§ EXERCISE DESCRIPTION: Starting with the first line below, extract each line through the one that contains "(358,20) rectangle (736,81);", inclusive, excluding pictures.

— Begin DATA EXTRACT —

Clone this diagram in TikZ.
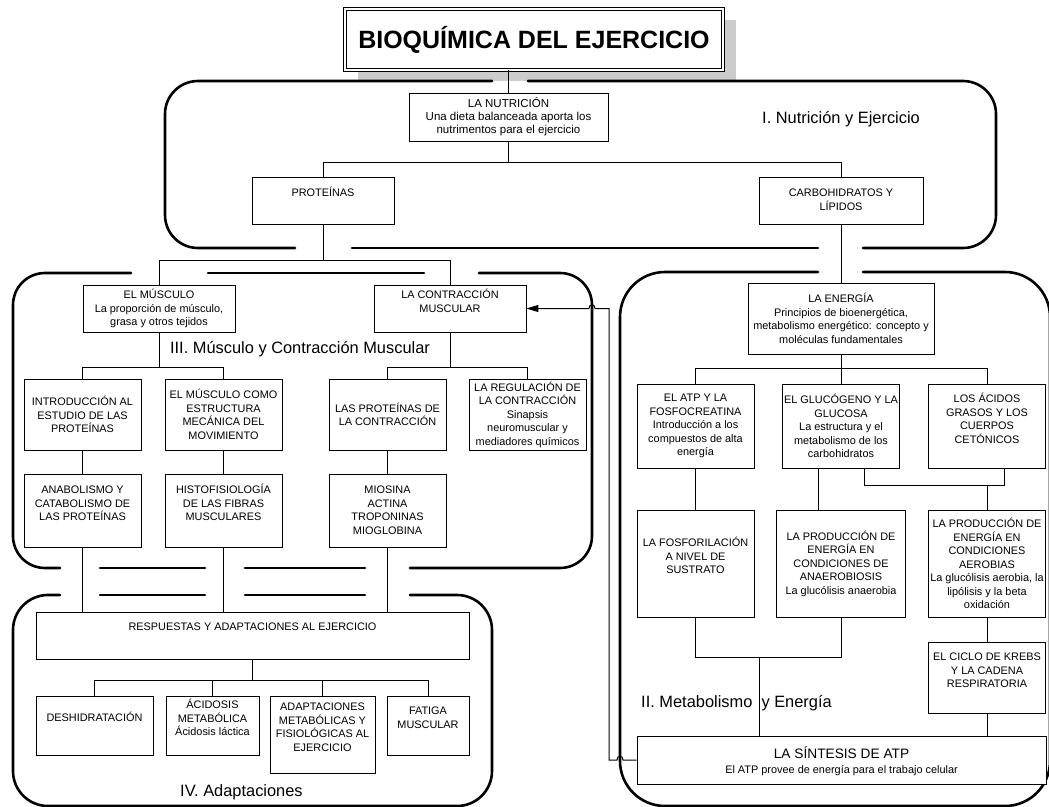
\documentclass[tikz,border=0pt]{standalone}
\usepackage{fontspec}
\setmainfont{Liberation Sans}
\usetikzlibrary{arrows.meta}
\newcommand\bxfont{\fontsize{10.9}{13.5}\selectfont}
\newcommand\secfont{\fontsize{16.4}{19}\selectfont}
\newcommand\tbx[4]{\begin{minipage}[c][#2][t]{#1}\centering\vspace*{#3}\rule{0pt}{10.5pt}#4\par\end{minipage}}
\newcommand\cbx[3]{\begin{minipage}[c][#2][c]{#1}\centering #3\par\end{minipage}}
\tikzset{
  box/.style={draw, line width=0.8pt, fill=white, inner sep=0pt, font=\bxfont},
  sec/.style={line width=2.6pt, line cap=round, rounded corners=33pt},
  conn/.style={line width=0.8pt},
  lab/.style={inner sep=0pt, font=\secfont},
  titlebox/.style={draw, double, double distance=1.8pt, line width=0.9pt, fill=white,
    minimum width=378pt, minimum height=61pt, inner sep=0pt,
    font=\fontsize{25}{30}\selectfont\bfseries}
}
\begin{document}
\begin{tikzpicture}[x=1pt,y=-1pt]
\clip (0,0) rectangle (1049,806);
\fill[white] (0,0) rectangle (1049,806);

% title shadow
\fill[gray!40] (358,20) rectangle (736,81);

% Section I
\draw[sec] (295,248) -- (165,248) -- (165,81) -- (492,81);
\draw[sec] (528,81) -- (996,81) -- (996,248) -- (863,248);
\draw[sec] (818,248) -- (352,248);
% Section II
\draw[sec, rounded corners=45pt] (818,272) -- (620,272) -- (620,806) -- (1050,806) -- (1050,272) -- (863,272);
% Section III
\draw[sec, rounded corners=32pt] (131,273) -- (13,273) -- (13,568) -- (60,568);
\draw[sec] (100,568) -- (205,568);
\draw[sec] (245,568) -- (365,568);
\draw[sec, rounded corners=32pt] (410,568) -- (592,568) -- (592,273) -- (479,273);
\draw[sec] (208,273) -- (424,273);
% Section IV
\draw[sec, rounded corners=35pt] (60,595) -- (13,595) -- (13,806) -- (492,806) -- (492,595) -- (410,595);
\draw[sec] (100,595) -- (205,595);
\draw[sec] (245,595) -- (365,595);

% Title
\node[titlebox] (title) at (534,39.5) {BIOQUÍMICA DEL EJERCICIO};

% Boxes section I
\node[box] (nut) at (508.5,117) {\cbx{199pt}{48pt}{\fontsize{11.5}{13}\selectfont LA NUTRICIÓN\\Una dieta balanceada aporta los\\nutrimentos para el ejercicio}};
\node[box] (prot) at (323,200.5) {\tbx{142pt}{47pt}{9.4pt}{PROTEÍNAS}};
\node[box] (carb) at (841,200.5) {\tbx{164pt}{47pt}{9.4pt}{CARBOHIDRATOS Y\\LÍPIDOS}};

% Section III
\node[box] (musc) at (159,308.5) {\cbx{152pt}{47pt}{EL MÚSCULO\\La proporción de músculo,\\grasa y otros tejidos}};
\node[box] (contr) at (450,308.5) {\tbx{152pt}{47pt}{3.4pt}{LA CONTRACCIÓN\\MUSCULAR}};
\node[box] (intro) at (82.5,414.5) {\cbx{117pt}{71pt}{INTRODUCCIÓN AL\\ESTUDIO DE LAS\\PROTEÍNAS}};
\node[box] (estr) at (223.5,414.5) {\cbx{117pt}{71pt}{EL MÚSCULO COMO\\ESTRUCTURA\\MECÁNICA DEL\\MOVIMIENTO}};
\node[box] (protc) at (387.5,414.5) {\cbx{117pt}{71pt}{LAS PROTEÍNAS DE\\LA CONTRACCIÓN}};
\node[box] (reg) at (527.5,414.5) {\cbx{117pt}{71pt}{LA REGULACIÓN DE\\LA CONTRACCIÓN\\Sinapsis\\neuromuscular y\\mediadores químicos}};
\node[box] (anab) at (82.5,510.5) {\tbx{117pt}{73pt}{9.4pt}{ANABOLISMO Y\\CATABOLISMO DE\\LAS PROTEÍNAS}};
\node[box] (hist) at (223.5,510.5) {\tbx{117pt}{73pt}{9.4pt}{HISTOFISIOLOGÍA\\DE LAS FIBRAS\\MUSCULARES}};
\node[box] (mios) at (387.5,510.5) {\tbx{117pt}{73pt}{9.4pt}{MIOSINA\\ACTINA\\TROPONINAS\\MIOGLOBINA}};

% Section IV
\node[box] (resp) at (252.5,635.5) {\tbx{433pt}{47pt}{8.4pt}{RESPUESTAS Y ADAPTACIONES AL EJERCICIO}};
\node[box] (desh) at (94.5,725.5) {\tbx{117pt}{59pt}{15.4pt}{DESHIDRATACIÓN}};
\node[box] (acid) at (212.5,725.5) {\tbx{93pt}{59pt}{2.4pt}{ÁCIDOSIS\\METABÓLICA\\Ácidosis láctica}};
\node[box] (adap) at (322.5,734.5) {\tbx{105pt}{77pt}{4.4pt}{ADAPTACIONES\\METABÓLICAS Y\\FISIOLÓGICAS AL\\EJERCICIO}};
\node[box] (fat) at (428,725.5) {\tbx{82pt}{59pt}{8.4pt}{FATIGA\\MUSCULAR}};

% Section II
\node[box] (energy) at (841,318.5) {\cbx{186pt}{71pt}{LA ENERGÍA\\Principios de bioenergética,\\metabolismo energético: concepto y\\moléculas fundamentales}};
\node[box] (atpf) at (695.5,426) {\cbx{117pt}{84pt}{EL ATP Y LA\\FOSFOCREATINA\\Introducción a los\\compuestos de alta\\energía}};
\node[box] (gluc) at (841,426) {\cbx{117pt}{84pt}{EL GLUCÓGENO Y LA\\GLUCOSA\\La estructura y el\\metabolismo de los\\carbohidratos}};
\node[box] (acid2) at (987,426) {\tbx{117pt}{84pt}{8.4pt}{LOS ÁCIDOS\\GRASOS Y LOS\\CUERPOS\\CETÓNICOS}};
\node[box] (fosf) at (695.5,563.5) {\tbx{117pt}{107pt}{26.4pt}{LA FOSFORILACIÓN\\A NIVEL DE\\SUSTRATO}};
\node[box] (anaer) at (841,563.5) {\cbx{129pt}{107pt}{LA PRODUCCIÓN DE\\ENERGÍA EN\\CONDICIONES DE\\ANAEROBIOSIS\\La glucólisis anaerobia}};
\node[box] (aerob) at (987,563.5) {\cbx{117pt}{107pt}{LA PRODUCCIÓN DE\\ENERGÍA EN\\CONDICIONES\\AEROBIAS\\La glucólisis aerobia, la\\lipólisis y la beta\\oxidación}};
\node[box] (krebs) at (987,677.5) {\tbx{117pt}{71pt}{8.4pt}{EL CICLO DE KREBS\\Y LA CADENA\\RESPIRATORIA}};
\node[box] (sint) at (841.5,760) {\begin{minipage}[c][48pt][t]{409pt}\centering\rule{0pt}{22pt}{\fontsize{13.7}{16}\selectfont LA SÍNTESIS DE ATP}\par\vspace{1.5pt}El ATP provee de energía para el trabajo celular\par\end{minipage}};

% Section labels
\node[lab, anchor=base west] (l1) at (762,123) {I. Nutrición y Ejercicio};
\node[lab, anchor=base] (l3) at (300,353) {III. Músculo y Contracción Muscular};
\node[lab, anchor=base west] (l2) at (641,707) {II. Metabolismo\ \ y Energía};
\node[lab, anchor=base west] (l4) at (180,796) {IV. Adaptaciones};

% Connectors
\draw[conn] (title.south -| nut.north) -- (nut.north);
\draw[conn] (nut.south) -- (nut.south |- 0,162);
\draw[conn] (prot.north) -- (prot.north |- 0,162) -- (carb.north |- 0,162) -- (carb.north);
\draw[conn] (prot.south) -- (prot.south |- 0,260);
\draw[conn] (musc.north) -- (musc.north |- 0,260) -- (contr.north |- 0,260) -- (contr.north);
\draw[conn] (carb.south) -- (energy.north);
\draw[conn] (musc.south) -- (musc.south |- 0,367);
\draw[conn] (intro.north) -- (intro.north |- 0,367) -- (estr.north |- 0,367) -- (estr.north);
\draw[conn] (contr.south) -- (contr.south |- 0,367);
\draw[conn] (protc.north) -- (protc.north |- 0,367) -- (reg.north |- 0,367) -- (reg.north);
\draw[conn] (intro.south) -- (anab.north);
\draw[conn] (estr.south) -- (hist.north);
\draw[conn] (protc.south) -- (mios.north);
\draw[conn] (anab.south) -- (anab.south |- resp.north);
\draw[conn] (hist.south) -- (hist.south |- resp.north);
\draw[conn] (mios.south) -- (mios.south |- resp.north);
\draw[conn] (resp.south) -- (resp.south |- 0,680);
\draw[conn] (desh.north) -- (desh.north |- 0,680) -- (fat.north |- 0,680) -- (fat.north);
\draw[conn] (acid.north) -- (acid.north |- 0,680);
\draw[conn] (adap.north) -- (adap.north |- 0,680);
\draw[conn] (energy.south) -- (energy.south |- 0,368);
\draw[conn] (atpf.north) -- (atpf.north |- 0,368) -- (acid2.north |- 0,368) -- (acid2.north);
\draw[conn] (gluc.north) -- (gluc.north |- 0,368);
\draw[conn] (atpf.south) -- (fosf.north);
\draw[conn] ([xshift=-23pt]gluc.south) -- ([xshift=-23pt]gluc.south |- anaer.north);
\draw[conn] ([xshift=23pt]gluc.south) -- ([xshift=23pt]gluc.south |- 0,485) -- ([xshift=17pt]acid2.south |- 0,485) -- ([xshift=17pt]acid2.south);
\draw[conn] (aerob.north) -- (aerob.north |- 0,485);
\draw[conn] (aerob.south) -- (krebs.north);
\draw[conn] (fosf.south) -- (fosf.south |- 0,657) -- (anaer.south |- 0,657) -- (anaer.south);
\coordinate (j1) at (759,657);
\draw[conn] (j1) -- (j1 |- sint.north);
\draw[conn] (krebs.south) -- (krebs.south |- sint.north);

% feedback arrow with line hops
\draw[conn, line width=1pt, -{Triangle[length=12pt,width=7pt]}] (sint.west) -- (623,760)
  .. controls (623,755) and (617,755) .. (617,760) -- (609,760) -- (609,308.5) -- (595,308.5)
  .. controls (595,303.5) and (589,303.5) .. (589,308.5) -- (contr.east);
\end{tikzpicture}
\end{document}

— End DATA EXTRACT —

§ SOLUTION TO THIS EXERCISE:
Clone this diagram in TikZ.
\documentclass[tikz,border=0pt]{standalone}
\usepackage{fontspec}
\setmainfont{Liberation Sans}
\usetikzlibrary{arrows.meta}
\newcommand\bxfont{\fontsize{10.9}{13.5}\selectfont}
\newcommand\secfont{\fontsize{16.4}{19}\selectfont}
\newcommand\tbx[4]{\begin{minipage}[c][#2][t]{#1}\centering\vspace*{#3}\rule{0pt}{10.5pt}#4\par\end{minipage}}
\newcommand\cbx[3]{\begin{minipage}[c][#2][c]{#1}\centering #3\par\end{minipage}}
\tikzset{
  box/.style={draw, line width=0.8pt, fill=white, inner sep=0pt, font=\bxfont},
  sec/.style={line width=2.6pt, line cap=round, rounded corners=33pt},
  conn/.style={line width=0.8pt},
  lab/.style={inner sep=0pt, font=\secfont},
  titlebox/.style={draw, double, double distance=1.8pt, line width=0.9pt, fill=white,
    minimum width=378pt, minimum height=61pt, inner sep=0pt,
    font=\fontsize{25}{30}\selectfont\bfseries}
}
\begin{document}
\begin{tikzpicture}[x=1pt,y=-1pt]
\clip (0,0) rectangle (1049,806);
\fill[white] (0,0) rectangle (1049,806);

% title shadow
\fill[gray!40] (358,20) rectangle (736,81);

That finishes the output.